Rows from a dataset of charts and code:
╭──
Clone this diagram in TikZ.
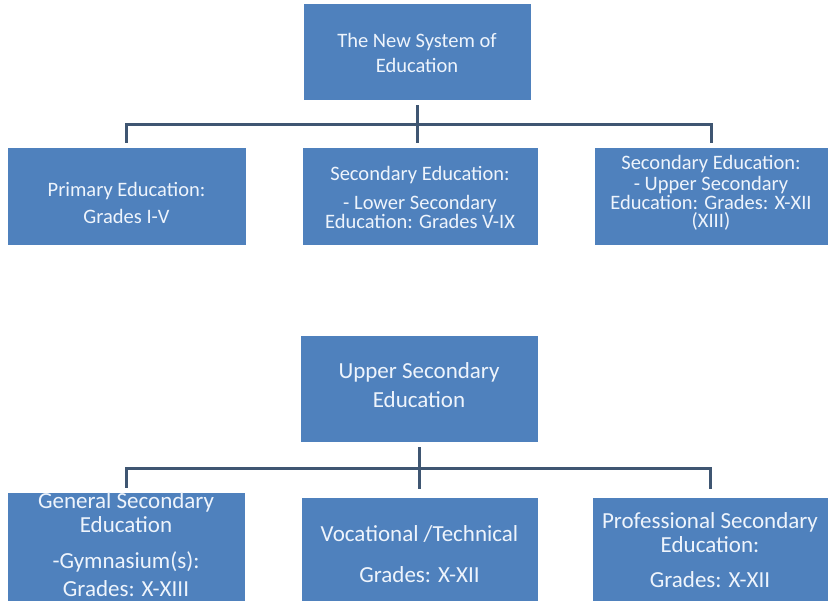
\documentclass[tikz,border=0pt]{standalone}
\usepackage{fontspec}
\setmainfont{Carlito}
\definecolor{boxblue}{HTML}{4F81BD}
\definecolor{linegray}{HTML}{3F5672}
\definecolor{txtwhite}{HTML}{EEF4FC}
\newcommand\smallfnt{\fontsize{20.5}{18.5}\selectfont\lineskiplimit-20pt\relax}
\newcommand\largefnt{\fontsize{23}{24.5}\selectfont\lineskiplimit-20pt\relax}

\begin{document}
\begin{tikzpicture}[x=1pt,y=-1pt]

\tikzset{box/.style = {rectangle, fill=boxblue, draw=white, line width=0.8pt, inner sep=0pt}}
\tikzset{txt/.style = {text=txtwhite, align=center, inner sep=0pt}}
\tikzset{small/.style = {font=\smallfnt}}
\tikzset{large/.style = {font=\largefnt}}
\tikzset{conn/.style = {draw=linegray, line width=3pt}}

\useasboundingbox (0,0) rectangle (828,603);

%first chart
\node[box, minimum width=228, minimum height=97] (top) at (417,51.5) {};
\node[box, minimum width=239, minimum height=98] (p1) at (126.5,196) {};
\node[box, minimum width=236, minimum height=98] (p2) at (420,196) {};
\node[box, minimum width=234, minimum height=98] (p3) at (711,196) {};
\node[txt, font=\fontsize{20.5}{25}\selectfont] (topt) at ([yshift=-1.5pt]top) {The New System of\\Education};
\node[txt, small] (p1t) at ([yshift=-7pt]p1) {Primary Education:\\[9pt]Grades I-V};
\node[txt, small] (p2t) at ([yshift=-1pt]p2) {Secondary Education:\\[11pt]- Lower Secondary\\Education: Grades V-IX};
\node[txt, small] (p3t) at ([yshift=3pt]p3) {Secondary Education:\\[3pt]- Upper Secondary\\Education: Grades: X-XII\\(XIII)};

%second chart
\node[box, minimum width=238, minimum height=107] (upper) at (419,388.5) {};
\node[box, minimum width=238, minimum height=109] (b1) at (126,546.5) {};
\node[box, minimum width=237, minimum height=104] (b2) at (419.5,549) {};
\node[box, minimum width=236, minimum height=104] (b3) at (710,549) {};
\node[txt, font=\fontsize{23}{29}\selectfont] (uppert) at ([yshift=3pt]upper) {Upper Secondary\\Education};
\node[txt, large] (b1t) at ([yshift=2pt]b1) {General Secondary\\Education\\[11pt]-Gymnasium(s):\\[4pt]Grades: X-XIII};
\node[txt, large] (b2t) at ([yshift=-5pt]b2) {Vocational /Technical\\[17pt]Grades: X-XII};
\node[txt, large] (b3t) at ([yshift=-1pt]b3) {Professional Secondary\\Education:\\[10pt]Grades: X-XII};

%connectors
\coordinate (r1) at ([yshift=-24pt]top.south);
\coordinate (r2) at ([yshift=-26pt]upper.south);
\draw[conn] ([yshift=4pt]p1.north) -- (p1.north |- r1) -- (p3.north |- r1) -- ([yshift=4pt]p3.north);
\draw[conn] ([yshift=-5pt]top.south) -- ([yshift=4pt]top.south |- p2.north);
\draw[conn] ([yshift=4pt]b1.north) -- (b1.north |- r2) -- (b3.north |- r2) -- ([yshift=8pt]b3.north);
\draw[conn] ([yshift=-5pt]upper.south) -- ([yshift=8pt]upper.south |- b2.north);

\end{tikzpicture}
\end{document}
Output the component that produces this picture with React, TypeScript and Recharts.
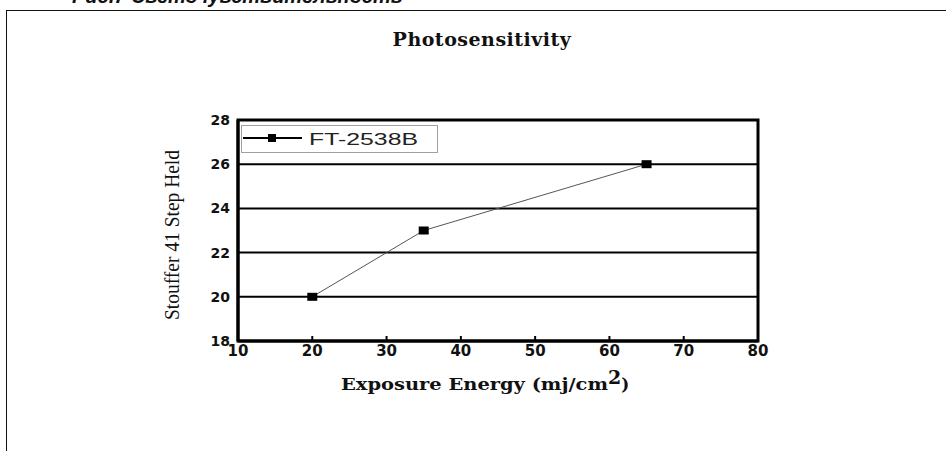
import React from "react";
import {
  LineChart,
  Line,
  XAxis,
  YAxis,
  CartesianGrid,
  ReferenceArea,
  Legend,
  Label,
} from "recharts";

const exposure = [20, 35, 65];
const steps = [20, 23, 26];
const seriesName = "FT-2538B";
const xTicks = [10, 20, 30, 40, 50, 60, 70, 80];
const yTicks = [18, 20, 22, 24, 26, 28];
const title = "Photosensitivity";
const caption = "Рис.7 Светочувствительность";
const xLabel = "Exposure Energy (mj/cm";
const yLabel = "Stouffer 41 Step Held";

const data = exposure.map((x, i) => ({ x, y: steps[i] }));

const SquareDot = (props: any) => {
  const { cx, cy } = props;
  if (cx == null || cy == null) return null;
  return <rect x={cx - 5} y={cy - 4} width={10} height={8} fill="#000" />;
};

const LegendBox = () => (
  <svg width={197} height={28} style={{ display: "block" }}>
    <rect x={0.5} y={0.5} width={196} height={27} fill="#fff" stroke="#a0a0a0" strokeWidth={1} />
    <line x1={2} y1={13} x2={61} y2={13} stroke="#000" strokeWidth={2} />
    <rect x={27} y={9} width={8} height={8} fill="#000" />
    <text
      x={68}
      y={19.5}
      textLength={109}
      lengthAdjust="spacingAndGlyphs"
      style={{
        fontFamily: "'Liberation Sans', Arial, sans-serif",
        fontSize: 17,
        fill: "#222",
      }}
    >
      {seriesName}
    </text>
  </svg>
);

const XLabelContent = () => (
  <text
    x={341}
    y={390}
    textAnchor="start"
    style={{
      fontFamily: "'DejaVu Serif', serif",
      fontWeight: "bold",
      fontSize: 17,
      fill: "#111",
    }}
  >
    <tspan textLength={267} lengthAdjust="spacingAndGlyphs">{xLabel}</tspan>
    <tspan dy={-6} fontSize={19}>2</tspan>
    <tspan dy={6}>)</tspan>
  </text>
);

const YLabelContent = () => (
  <text
    x={179}
    y={235}
    transform="rotate(-90 179 235)"
    textAnchor="middle"
    textLength={170}
    lengthAdjust="spacingAndGlyphs"
    style={{
      fontFamily: "'Liberation Serif', 'Times New Roman', serif",
      fontSize: 22,
      fill: "#111",
    }}
  >
    {yLabel}
  </text>
);

export default function App() {
  return (
    <div
      style={{
        position: "absolute",
        left: 0,
        top: 0,
        width: 946,
        height: 451,
        background: "#fff",
        overflow: "hidden",
      }}
    >
      <div
        style={{
          position: "absolute",
          left: 72,
          top: -16,
          fontFamily: "'Liberation Sans', Arial, sans-serif",
          fontWeight: "bold",
          fontStyle: "italic",
          fontSize: 20,
          lineHeight: "24px",
          color: "#111",
          whiteSpace: "nowrap",
        }}
      >
        {caption}
      </div>
      <div
        style={{
          position: "absolute",
          left: 6,
          top: 10,
          width: 940,
          height: 0,
          borderTop: "1.5px solid #111",
        }}
      />
      <div
        style={{
          position: "absolute",
          left: 6,
          top: 10,
          width: 0,
          height: 441,
          borderLeft: "1.5px solid #111",
        }}
      />
      <div
        style={{
          position: "absolute",
          left: 0,
          top: 28,
          width: 964,
          textAlign: "center",
          fontFamily: "'DejaVu Serif', serif",
          fontWeight: "bold",
          fontSize: 19,
          letterSpacing: 0.5,
          color: "#111",
          lineHeight: "22px",
        }}
      >
        {title}
      </div>
      <div style={{ position: "absolute", left: 0, top: 0 }}>
        <LineChart
          width={946}
          height={451}
          data={data}
          margin={{ top: 120, right: 188, bottom: 80, left: 178 }}
        >
          <CartesianGrid
            vertical={false}
            stroke="#000"
            strokeWidth={2}
            strokeOpacity={1}
          />
          <XAxis
            dataKey="x"
            type="number"
            domain={[10, 80]}
            ticks={xTicks}
            interval={0}
            height={30}
            axisLine={{ stroke: "#000", strokeWidth: 3 }}
            tickLine={{ stroke: "#000", strokeWidth: 2 }}
            tickSize={-5}
            tickMargin={9}
            tick={{
              fill: "#111",
              fontFamily: "'DejaVu Sans', sans-serif",
              fontWeight: "bold",
              fontSize: 15,
            }}
          >
            <Label content={<XLabelContent />} />
          </XAxis>
          <YAxis
            dataKey="y"
            type="number"
            domain={[18, 28]}
            ticks={yTicks}
            interval={0}
            width={60}
            axisLine={{ stroke: "#000", strokeWidth: 3 }}
            tickLine={false}
            tickSize={0}
            tickMargin={8}
            tick={{
              fill: "#111",
              fontFamily: "'DejaVu Sans', sans-serif",
              fontWeight: "bold",
              fontSize: 14,
            }}
          >
            <Label content={<YLabelContent />} />
          </YAxis>
          <ReferenceArea
            x1={10}
            x2={80}
            y1={18}
            y2={28}
            fill="none"
            stroke="#000"
            strokeWidth={3}
            fillOpacity={0}
            ifOverflow="visible"
          />
          <Legend
            content={<LegendBox />}
            layout="horizontal"
            verticalAlign="middle"
            align="center"
            wrapperStyle={{ position: "absolute", left: 241, top: 125, width: 197, height: 28 }}
          />
          <Line
            dataKey="y"
            name={seriesName}
            stroke="#555"
            strokeWidth={1}
            dot={<SquareDot />}
            activeDot={false}
            isAnimationActive={false}
          />
        </LineChart>
      </div>
    </div>
  );
}
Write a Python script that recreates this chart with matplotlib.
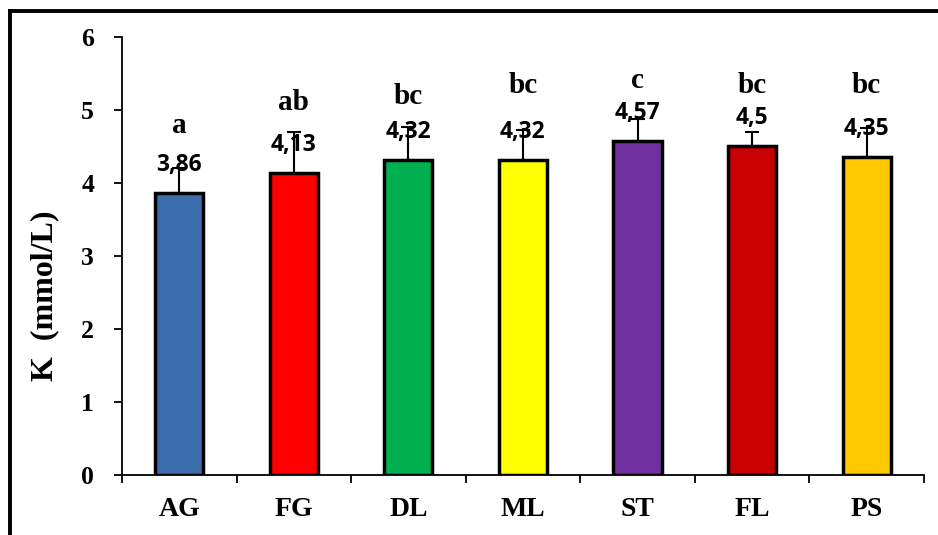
import numpy as np
import matplotlib
matplotlib.use("Agg")
import matplotlib.pyplot as plt
from matplotlib.lines import Line2D

# data
groups = ["AG", "FG", "DL", "ML", "ST", "FL", "PS"]
means = [3.86, 4.13, 4.32, 4.32, 4.57, 4.50, 4.35]
errs = [0.35, 0.57, 0.45, 0.41, 0.30, 0.20, 0.40]
value_labels = ["3,86", "4,13", "4,32", "4,32", "4,57", "4,5", "4,35"]
letters = ["a", "ab", "bc", "bc", "c", "bc", "bc"]
letter_y = [4.79, 5.10, 5.18, 5.34, 5.41, 5.34, 5.34]
colors = ["#3b6cab", "#ff0000", "#00b050", "#ffff00", "#7030a0", "#c80000", "#ffc800"]

serif = "Liberation Serif"

fig = plt.figure(figsize=(9.38, 5.35), dpi=100)
ax = fig.add_axes([0.130, 0.112, 0.855, 0.819])

x = np.arange(len(groups))
ax.bar(x, means, width=0.42, color=colors, edgecolor="black", linewidth=2.5, zorder=3)
ax.errorbar(x, means, yerr=[np.zeros(len(means)), errs], fmt="none",
            ecolor="black", elinewidth=1.5, capsize=5, capthick=1.5, zorder=2)

# value labels and significance letters
for xi, m, lab in zip(x, means, value_labels):
    ax.annotate(lab, (xi, m), xytext=(0, 28), textcoords="offset pixels",
                ha="center", va="center", fontsize=16.5, fontweight="bold",
                family="Open Sans", zorder=5)
for xi, ly, let in zip(x, letter_y, letters):
    ax.text(xi, ly, let, ha="center", va="center", fontsize=21,
            fontweight="bold", family=serif, zorder=5)

ax.set_ylim(0, 6)
ax.set_xlim(-0.5, len(groups) - 0.5)
ax.set_yticks(range(7))
ax.set_yticklabels([str(i) for i in range(7)], fontsize=18.5, fontweight="bold", family=serif)
ax.set_xticks(x)
ax.set_xticklabels(groups, fontsize=20, fontweight="bold", family=serif)
ax.tick_params(axis="x", length=0, pad=16)
ax.set_xticks(np.arange(-0.5, len(groups)), minor=True)
ax.tick_params(axis="x", which="minor", length=6, width=1.3, direction="out")
ax.tick_params(axis="y", length=6, width=1.3, direction="out", pad=14)

ax.set_ylabel("K  (mmol/L)", fontsize=23, fontweight="bold", family=serif)
ax.yaxis.set_label_coords(-0.078, 0.41)

for s in ["top", "right"]:
    ax.spines[s].set_visible(False)
ax.spines["left"].set_linewidth(1.3)
ax.spines["bottom"].set_linewidth(1.3)

# outer frame (left and top only)
top_y = 1 - 10.5 / 535
left_x = 10 / 938
fig.add_artist(Line2D([left_x, left_x], [0, top_y], color="black", linewidth=2.8,
                      transform=fig.transFigure, solid_capstyle="projecting"))
fig.add_artist(Line2D([left_x, 1], [top_y, top_y], color="black", linewidth=2.8,
                      transform=fig.transFigure, solid_capstyle="projecting"))

fig.savefig("out.png", dpi=100)
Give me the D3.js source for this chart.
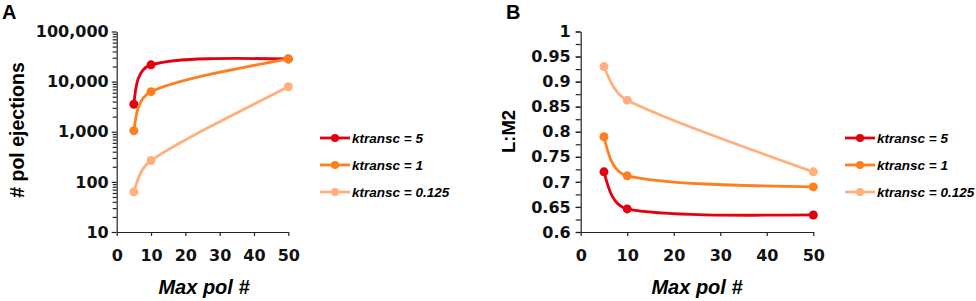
<!DOCTYPE html>
<html>
<head>
<meta charset="utf-8">
<script src="https://cdn.jsdelivr.net/npm/d3@7"></script>
<style>
  body { margin: 0; background: #fff; }
  svg { display: block; }
  .tick text { font-family: "DejaVu Sans", sans-serif; font-weight: bold; font-size: 16px; fill: #111; }
  .domain, .tick line { stroke: #222; stroke-width: 1.2; }
</style>
</head>
<body>
<div id="container"></div>
<script>
// values
const maxPol = [5, 10, 50]
const seriesNames = ["ktransc = 5", "ktransc = 1", "ktransc = 0.125"]
const colors = ["#e3000f", "#ff7f1f", "#ffb07c"]

const ejections5 = [3530, 21600, 28400]
const ejections1 = [1050, 6300, 28400]
const ejections0125 = [63, 267, 7900]

const lm2_5 = [0.72, 0.646, 0.634]
const lm2_1 = [0.79, 0.712, 0.69]
const lm2_0125 = [0.93, 0.863, 0.72]

const xTicks = [0, 10, 20, 30, 40, 50]
const logTicks = [10, 100, 1000, 10000, 100000]
const linTicks = [0.6, 0.65, 0.7, 0.75, 0.8, 0.85, 0.9, 0.95, 1]

const width = 976, height = 301

const svg = d3.select('#container')
    .append('svg').attr('width', width).attr('height', height)

// smoothed line a bit like the spreadsheet one: cardinal handles (1/6 of the
// neighbour span) but never longer than a third of the segment they sit on
const smooth = (pts) => {
    const n = pts.length
    const tang = pts.map((p, i) => {
        if (i === 0 || i === n - 1) return null
        return [(pts[i + 1][0] - pts[i - 1][0]) / 6, (pts[i + 1][1] - pts[i - 1][1]) / 6]
    })
    const clip = (t, len) => {
        const l = Math.hypot(t[0], t[1]), m = Math.min(l, len / 3)
        return [t[0] / l * m, t[1] / l * m]
    }
    const p = d3.path()
    p.moveTo(pts[0][0], pts[0][1])
    for (let i = 0; i < n - 1; i++) {
        const a = pts[i], b = pts[i + 1]
        const len = Math.hypot(b[0] - a[0], b[1] - a[1])
        let c1 = null, c2 = null
        if (tang[i]) { const t = clip(tang[i], len); c1 = [a[0] + t[0], a[1] + t[1]] }
        if (tang[i + 1]) { const t = clip(tang[i + 1], len); c2 = [b[0] - t[0], b[1] - t[1]] }
        if (!c1) c1 = c2 ? [a[0] + (c2[0] - a[0]) / 2, a[1] + (c2[1] - a[1]) / 2] : a
        if (!c2) c2 = [b[0] + (c1[0] - b[0]) / 2, b[1] + (c1[1] - b[1]) / 2]
        p.bezierCurveTo(c1[0], c1[1], c2[0], c2[1], b[0], b[1])
    }
    return p.toString()
}

const drawSeries = (g, x, y, values, color) => {
    const pts = values.map((d, i) => [x(maxPol[i]), y(d)])
    g.append('path')
        .attr('d', smooth(pts))
        .attr('fill', 'none')
        .attr('stroke', color)
        .attr('stroke-width', 2.8)
    g.selectAll(null).data(values).enter()
        .append('circle')
        .attr('cx', (d, i) => x(maxPol[i]))
        .attr('cy', d => y(d))
        .attr('r', 4.5)
        .attr('fill', color)
}

const drawXAxis = (g, x, y0) => {
    g.append('g')
        .attr('transform', 'translate(0,' + y0 + ')')
        .call(d3.axisBottom(x).tickValues(xTicks).tickSize(4).tickPadding(14).tickSizeOuter(0))
}

const drawLegend = (g, lx, ly) => {
    seriesNames.forEach((name, i) => {
        const yy = ly + i * 27
        g.append('line')
            .attr('x1', lx).attr('x2', lx + 30)
            .attr('y1', yy).attr('y2', yy)
            .attr('stroke', colors[i]).attr('stroke-width', 2.8)
        g.append('circle')
            .attr('cx', lx + 15).attr('cy', yy).attr('r', 4)
            .attr('fill', colors[i])
        g.append('text')
            .attr('x', lx + 32).attr('y', yy + 5)
            .attr('font-family', '"Liberation Sans", Arial, sans-serif')
            .attr('font-weight', 'bold').attr('font-style', 'italic')
            .attr('font-size', 13.5)
            .text(name)
    })
}

const label = (g, txt, x, y, size, rotate, italic) => {
    g.append('text')
        .attr('transform', 'translate(' + x + ',' + y + ')' + (rotate ? ' rotate(-90)' : ''))
        .attr('text-anchor', 'middle')
        .attr('font-family', '"Liberation Sans", Arial, sans-serif')
        .attr('font-weight', 'bold')
        .attr('font-style', italic ? 'italic' : 'normal')
        .attr('font-size', size)
        .text(txt)
}

// Panel A
const gA = svg.append('g')
const xA = d3.scaleLinear().domain([0, 50]).range([116.7, 288.3])
const yA = d3.scaleLog().domain([10, 100000]).range([232, 31.5])

const minorA = []
logTicks.slice(0, -1).forEach(t => { for (let k = 2; k <= 9; k++) minorA.push(t * k) })
gA.append('g').attr('transform', 'translate(116.7,0)')
    .call(d3.axisLeft(yA).tickValues(minorA).tickSize(4).tickFormat(''))
    .select('.domain').remove()
gA.append('g').attr('transform', 'translate(116.7,0)')
    .call(d3.axisLeft(yA).tickValues(logTicks).tickSize(5).tickPadding(3)
        .tickFormat(d3.format(',')).tickSizeOuter(0))
drawXAxis(gA, xA, 232)

drawSeries(gA, xA, yA, ejections5, colors[0])
drawSeries(gA, xA, yA, ejections1, colors[1])
drawSeries(gA, xA, yA, ejections0125, colors[2])

drawLegend(gA, 320, 138)
label(gA, '# pol ejections', 24, 130, 19.5, true, false)
label(gA, 'Max pol #', 204, 294, 20, false, true)
gA.append('text').attr('x', 2).attr('y', 19)
    .attr('font-family', '"Liberation Sans", Arial, sans-serif')
    .attr('font-weight', 'bold').attr('font-size', 20).text('A')

// Panel B
const gB = svg.append('g')
const xB = d3.scaleLinear().domain([0, 50]).range([580.7, 813.3])
const yB = d3.scaleLinear().domain([0.6, 1]).range([232, 31.5])

gB.append('g').attr('transform', 'translate(580.7,0)')
    .call(d3.axisLeft(yB).tickValues(d3.range(0.6, 1.001, 0.025)).tickSize(5).tickFormat(''))
    .select('.domain').remove()
gB.append('g').attr('transform', 'translate(580.7,0)')
    .call(d3.axisLeft(yB).tickValues(linTicks).tickSize(5).tickPadding(5)
        .tickFormat(d => d3.format('')(+d.toFixed(2))).tickSizeOuter(0))
drawXAxis(gB, xB, 232)

drawSeries(gB, xB, yB, lm2_5, colors[0])
drawSeries(gB, xB, yB, lm2_1, colors[1])
drawSeries(gB, xB, yB, lm2_0125, colors[2])

drawLegend(gB, 845, 138)
label(gB, 'L:M2', 515, 131.5, 18.5, true, false)
label(gB, 'Max pol #', 697, 294, 20, false, true)
gB.append('text').attr('x', 506).attr('y', 19)
    .attr('font-family', '"Liberation Sans", Arial, sans-serif')
    .attr('font-weight', 'bold').attr('font-size', 20).text('B')
</script>
</body>
</html>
╰──
Stated task =>
Starting with the first line of the data above and ending with the line containing "(0,0) rectangle (828,603);", please restate every line exactly, leaving images out.

Answer =>
Clone this diagram in TikZ.
\documentclass[tikz,border=0pt]{standalone}
\usepackage{fontspec}
\setmainfont{Carlito}
\definecolor{boxblue}{HTML}{4F81BD}
\definecolor{linegray}{HTML}{3F5672}
\definecolor{txtwhite}{HTML}{EEF4FC}
\newcommand\smallfnt{\fontsize{20.5}{18.5}\selectfont\lineskiplimit-20pt\relax}
\newcommand\largefnt{\fontsize{23}{24.5}\selectfont\lineskiplimit-20pt\relax}

\begin{document}
\begin{tikzpicture}[x=1pt,y=-1pt]

\tikzset{box/.style = {rectangle, fill=boxblue, draw=white, line width=0.8pt, inner sep=0pt}}
\tikzset{txt/.style = {text=txtwhite, align=center, inner sep=0pt}}
\tikzset{small/.style = {font=\smallfnt}}
\tikzset{large/.style = {font=\largefnt}}
\tikzset{conn/.style = {draw=linegray, line width=3pt}}

\useasboundingbox (0,0) rectangle (828,603);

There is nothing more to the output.